Once an exotic and very expensive delicacy in the United States, the familiar banana turns up just about everywhere today. You’ll find it not just at grocery stores but in restaurant salad bars, ice cream parlors and truck stops. Convenience stores often have a big basket of ripe bananas next to the checkout for an impulse buy. If you’re on the go and can’t stop for a meal, bananas are one of the simplest, healthiest and cheapest snacks around.
Bananas are routinely touted for having a high fiber content, which keeps you regular, and for being a great source of potassium. Potassium is one of the most important elements. It’s vital to blood circulation, heart and kidney action, and to maintaining healthy blood pressure. Many people do not get enough potassium, and bananas are a great way to get it.
Mashed bananas are a perfect first food for babies. They are also included in the medicinal BRAT diet — Bananas, Rice (or rice cereal), Apple-sauce, Toast — to relieve gastro-intestinal distress in both children and adults. Today many doctors no longer recommend BRAT by itself but suggest adding it to the patient’s usual diet along with yogurt, green tea and coconut water, a natural electrolyte replacer.
Bananas also have lots of vitamins B, C and A, along with iron and phosphorus. They contain a small amount of L-tryptophan, an amino acid that some people find helpful as an antidepressant and sleep aid. Women can eat bananas to relieve PMS symptoms and menstrual cramps. If you are taking diuretics for water retention or high blood pressure, a banana or two per day can help replace the lost potassium. A few scientific studies indicate that bananas may reduce the risk of breast cancer, colo-rectal cancer and renal cell carcinoma.
Bananas are a common cooking ingredient all over the world. They can be steamed or deep fried. You can substitute bananas for butter or other cooking oils when making pancakes, brownies or bread. If you’ve spent much time among hippies, artists and other people who love natural food, you’ve probably eaten plenty of good banana bread. Fans of India cuisine know that traditional meals in Southern India are served on a large banana leaf. The leaves can also substitute for aluminum foil in grilling.

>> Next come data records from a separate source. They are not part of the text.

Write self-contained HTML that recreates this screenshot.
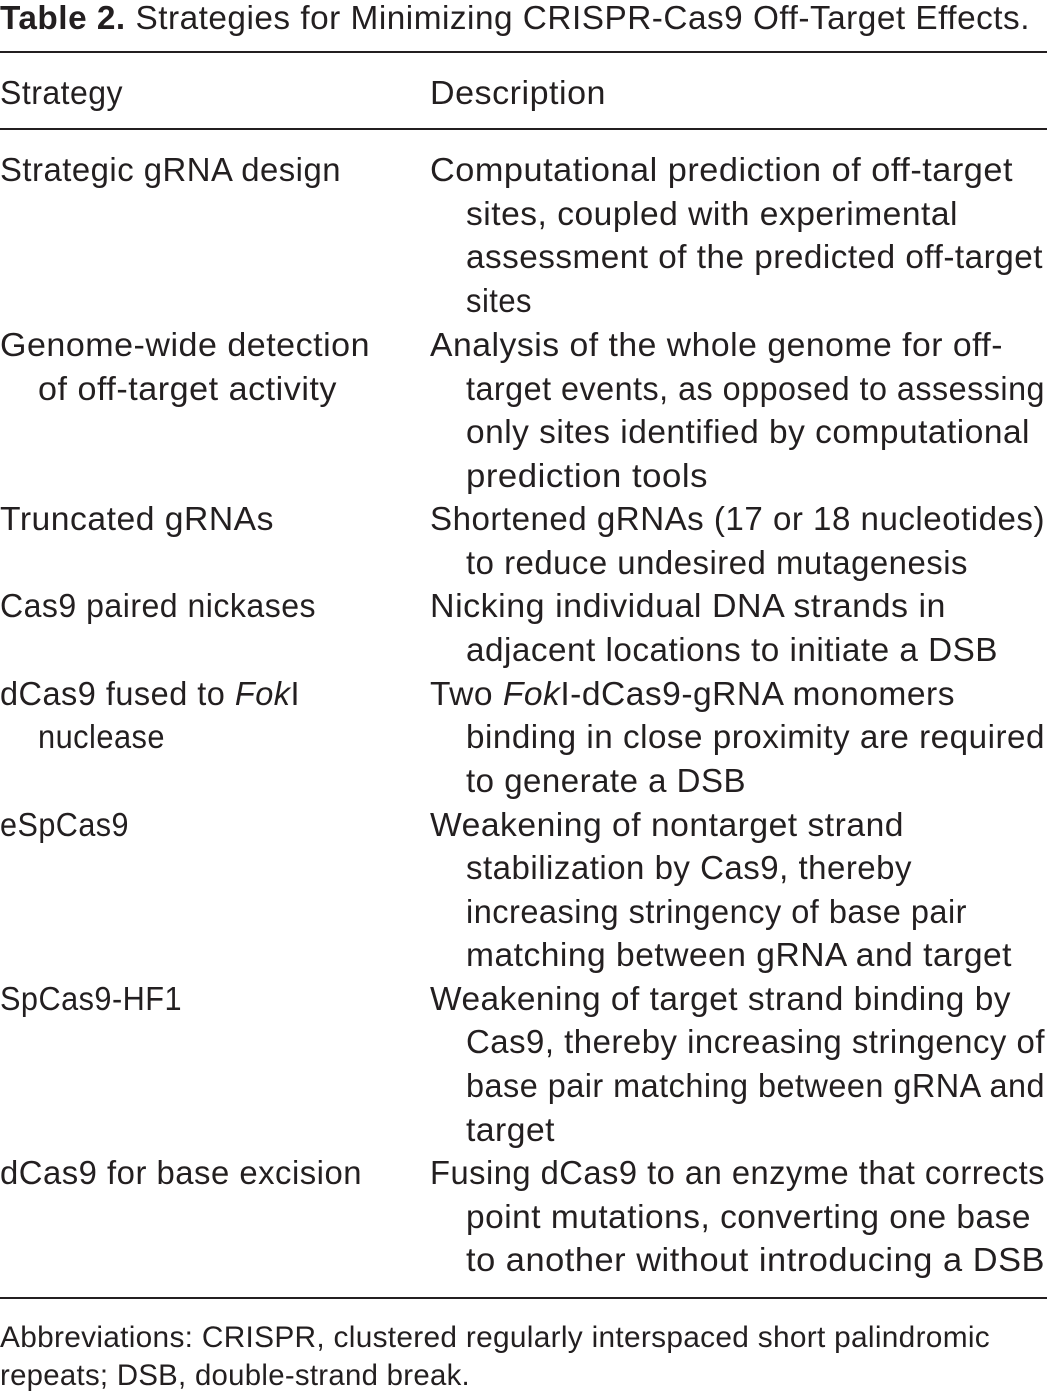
<!DOCTYPE html>
<html><head><meta charset="utf-8"><style>
body{margin:0;width:1047px;height:1394px;background:#fff;position:relative;overflow:hidden;font-family:"Liberation Sans",sans-serif;color:#231f20;font-size:33px;letter-spacing:0.5px}
.l{position:absolute;white-space:nowrap;line-height:36px;transform-origin:0 0}
.r{position:absolute;left:0;width:1047px;height:2px;background:#231f20}
</style></head><body>
<div class="l" style="left:0;top:0;--r:1030"><b>Table 2.</b> Strategies for Minimizing CRISPR-Cas9 Off-Target Effects.</div>
<div class="r" style="top:51px"></div>
<div class="l" style="left:0;top:75px;--r:123">Strategy</div>
<div class="l" style="left:430px;top:75px;--r:606">Description</div>
<div class="r" style="top:128px"></div>

<div class="l" style="left:0;top:152px;--r:341">Strategic gRNA design</div>
<div class="l" style="left:430px;top:152px;--r:1013">Computational prediction of off-target</div>
<div class="l" style="left:466px;top:196px;--r:958">sites, coupled with experimental</div>
<div class="l" style="left:466px;top:239px;--r:1043">assessment of the predicted off-target</div>
<div class="l" style="left:466px;top:283px;--r:532">sites</div>

<div class="l" style="left:0;top:327px;--r:370">Genome-wide detection</div>
<div class="l" style="left:38px;top:371px;--r:337">of off-target activity</div>
<div class="l" style="left:430px;top:327px;--r:1003">Analysis of the whole genome for off-</div>
<div class="l" style="left:466px;top:371px;--r:1045">target events, as opposed to assessing</div>
<div class="l" style="left:466px;top:414px;--r:1030">only sites identified by computational</div>
<div class="l" style="left:466px;top:458px;--r:708">prediction tools</div>

<div class="l" style="left:0;top:501px;--r:274">Truncated gRNAs</div>
<div class="l" style="left:430px;top:501px;--r:1045">Shortened gRNAs (17 or 18 nucleotides)</div>
<div class="l" style="left:466px;top:545px;--r:968">to reduce undesired mutagenesis</div>

<div class="l" style="left:0;top:588px;--r:316">Cas9 paired nickases</div>
<div class="l" style="left:430px;top:588px;--r:946">Nicking individual DNA strands in</div>
<div class="l" style="left:466px;top:632px;--r:998">adjacent locations to initiate a DSB</div>

<div class="l" style="left:0;top:676px;--r:300">dCas9 fused to <i>Fok</i>I</div>
<div class="l" style="left:38px;top:719px;--r:165">nuclease</div>
<div class="l" style="left:430px;top:676px;--r:955">Two <i>Fok</i>I-dCas9-gRNA monomers</div>
<div class="l" style="left:466px;top:719px;--r:1045">binding in close proximity are required</div>
<div class="l" style="left:466px;top:763px;--r:746">to generate a DSB</div>

<div class="l" style="left:0;top:807px;--r:129">eSpCas9</div>
<div class="l" style="left:430px;top:807px;--r:904">Weakening of nontarget strand</div>
<div class="l" style="left:466px;top:850px;--r:912">stabilization by Cas9, thereby</div>
<div class="l" style="left:466px;top:894px;--r:967">increasing stringency of base pair</div>
<div class="l" style="left:466px;top:937px;--r:1012">matching between gRNA and target</div>

<div class="l" style="left:0;top:981px;--r:182">SpCas9-HF1</div>
<div class="l" style="left:430px;top:981px;--r:1011">Weakening of target strand binding by</div>
<div class="l" style="left:466px;top:1024px;--r:1045">Cas9, thereby increasing stringency of</div>
<div class="l" style="left:466px;top:1068px;--r:1045">base pair matching between gRNA and</div>
<div class="l" style="left:466px;top:1112px;--r:555">target</div>

<div class="l" style="left:0;top:1155px;--r:362">dCas9 for base excision</div>
<div class="l" style="left:430px;top:1155px;--r:1045">Fusing dCas9 to an enzyme that corrects</div>
<div class="l" style="left:466px;top:1199px;--r:1031">point mutations, converting one base</div>
<div class="l" style="left:466px;top:1242px;--r:1045">to another without introducing a DSB</div>

<div class="r" style="top:1297px"></div>
<div class="l" style="left:0;top:1320px;font-size:30px;letter-spacing:0.3px;--r:990">Abbreviations: CRISPR, clustered regularly interspaced short palindromic</div>
<div class="l" style="left:0;top:1358px;font-size:30px;letter-spacing:0.3px;--r:470">repeats; DSB, double-strand break.</div>
<script>
document.querySelectorAll('.l').forEach(function(e){
  var r=parseFloat(getComputedStyle(e).getPropertyValue('--r'));
  if(!r)return;
  var left=parseFloat(e.style.left)||0;
  var w=e.getBoundingClientRect().width;
  if(w>0)e.style.transform='scaleX('+((r-left)/w)+')';
});
</script>
</body></html>
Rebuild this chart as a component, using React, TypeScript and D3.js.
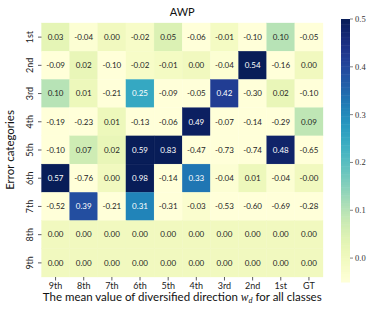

You can’t really get high by smoking banana peel scrapings, as people used to joke about doing in the 1960s, but banana peels are useful in a number of ways. You can rub the insides of a banana peel on mosquito bites to relieve itching. They can also be used in homemade cosmetics since they’re a great natural moisturizer. If you have a garden, you can fertilize it with banana peels. Put them in your organic composter.
Banana growing industries in South America are notorious for cutting down the rain forests and using potentially harmful pesticides. Some banana farms are now attempting to become more “green”. Look for eco-friendly bananas such as Pacific Coast brand in your natural grocery.
Bananas have a number of surprising practical uses outside the kitchen. In Japan, fiber from the stems and leaves has been used for many centuries to make everything from curtains to kimonos. The outer layer is durable, while the inner layer is soft and silky. Banana fabric is becoming very popular with people seeking out “green” fashions. Knitters can try banana yarn, which is actually banana fiber combined with threads of recycled silk. Journals and notebooks made with banana paper have been available for years. Today they’re even sold in mainstream office supply and variety stores.
Diabetics can usually eat bananas, but should check with a doctor first. Bananas are a source of three types of natural sugars. For a non-diabetic this makes them great for quick energy. But the high sugar and starch content means a higher glycemic index. People who are allergic to latex sometimes also have a reaction to bananas.